Verizon (VZ) was the most successful in the 700 MHz auctions by utilizing a multi-pronged strategy to secure a superior spectrum position for the foreseeable future and positioning themselves to be in a position to control their own destiny regarding the industry trend towards open networks.
While AT&T (T) completed its objectives in the recently concluded 700 MHz auctions in filling out its spectrum holes, Verizon deserves kudos for the shrewdest, most comprehensive and successful auction strategy.
1. C Block Wins: Recognizing that they lost the political battle for the open access provision for the C block to Google (GOOG), Verizon won the entire C block that covered land in the continental U.S. for nationwide coverage, so that it controls how quickly it and and the wireless industry will evolve to open networks. Verizon can slow roll or fast roll, depending on whatever strategy they choose, their financial means, or competitive threats. Either way, to use a poker analogy, they have the high hand around the table, it's their bet and their fate is in their own hands regarding open access.
2. A and B block wins: For capacity augmentation for the following highest density cities / regions: Chicago, Los Angeles, Florida, Texas, and the DC through Connecticut corridor.

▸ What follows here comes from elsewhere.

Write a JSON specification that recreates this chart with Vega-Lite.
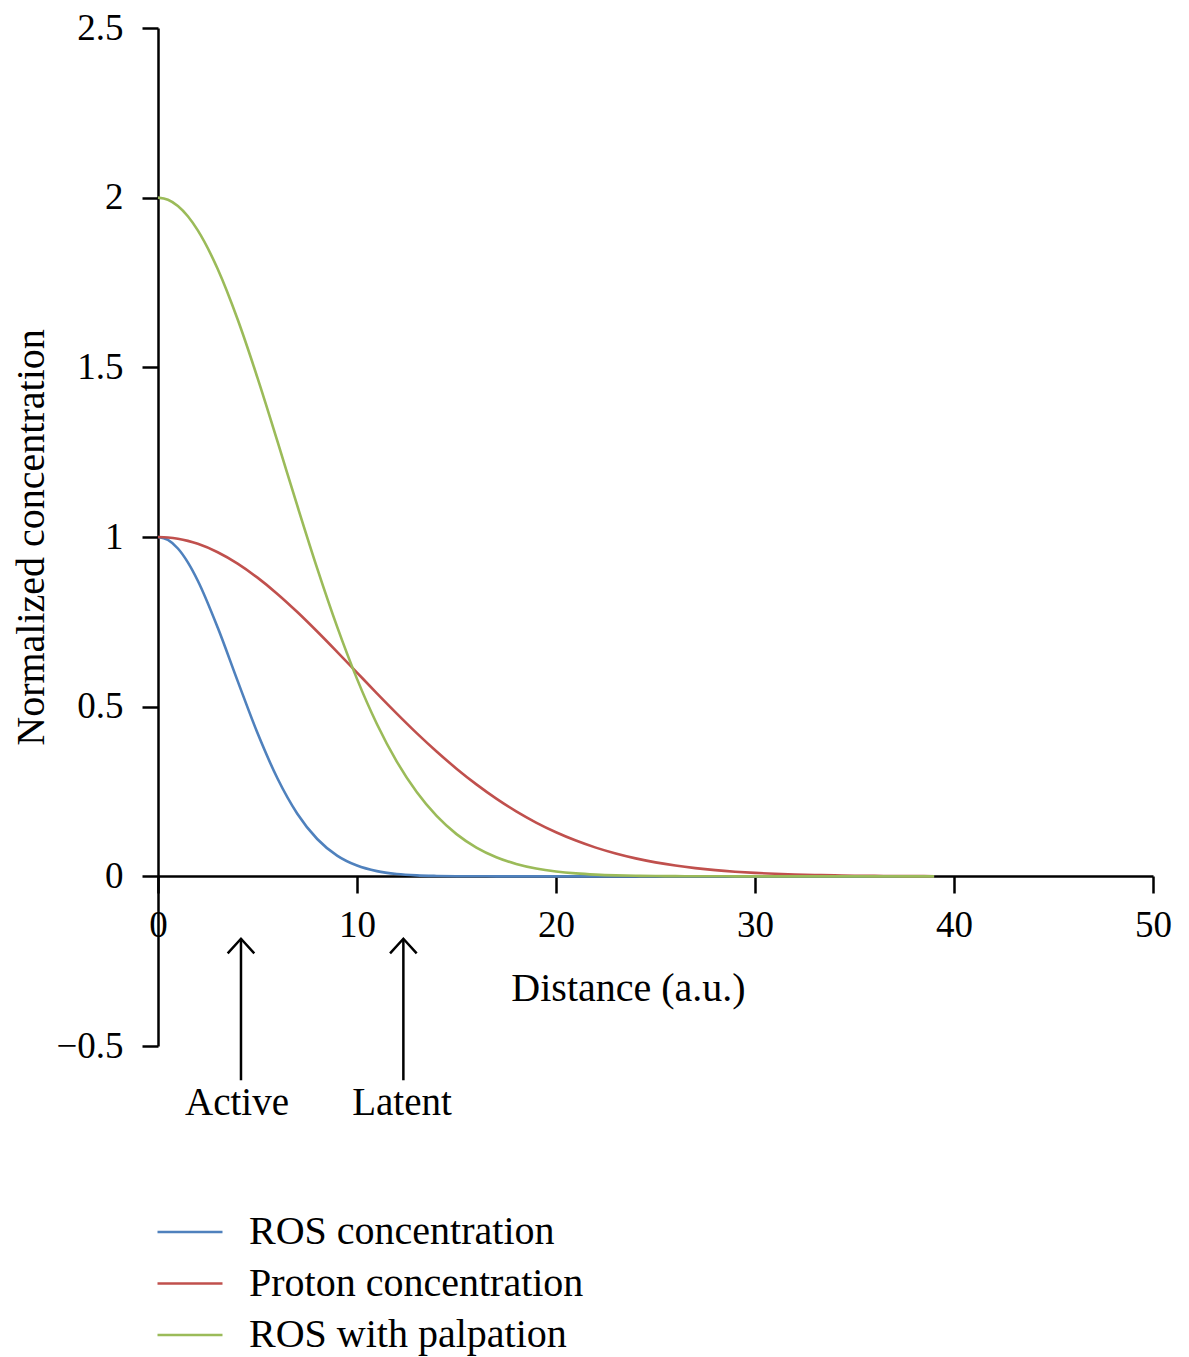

3. Make the Competition Pay: Lastly, as noted at Wireless Strategy:
One last tidbit: It was interesting to find that a whopping 73% of AT&T's winning bids in the B block were placed in Rounds 26 and 27. This is significant because Verizon placed their last bids on A and B licenses in Round 26 in order to start their acquisition of the C block in Round 27, so it's quite clear that Verizon's strategy was a significant contributor to the high cost of AT&T's winnings.
Indeed, per this RCR Article:
The average price per megahertz/potential customer covered for the entire C Block was $0.76 [which Verizon dominated]. The B Block’s average price per MHz/pop was $2.68, according to Optimal Markets Inc. According to Verizon Wireless, the carrier paid $1.03 per MHz/pop, compared with the auction average of $1.20.
Good job, Verizon -- Achieve your objectives and force your opponents to pay more to achieve theirs.
Disclosure: Author holds no position in VZ or T; he holds a long position in S.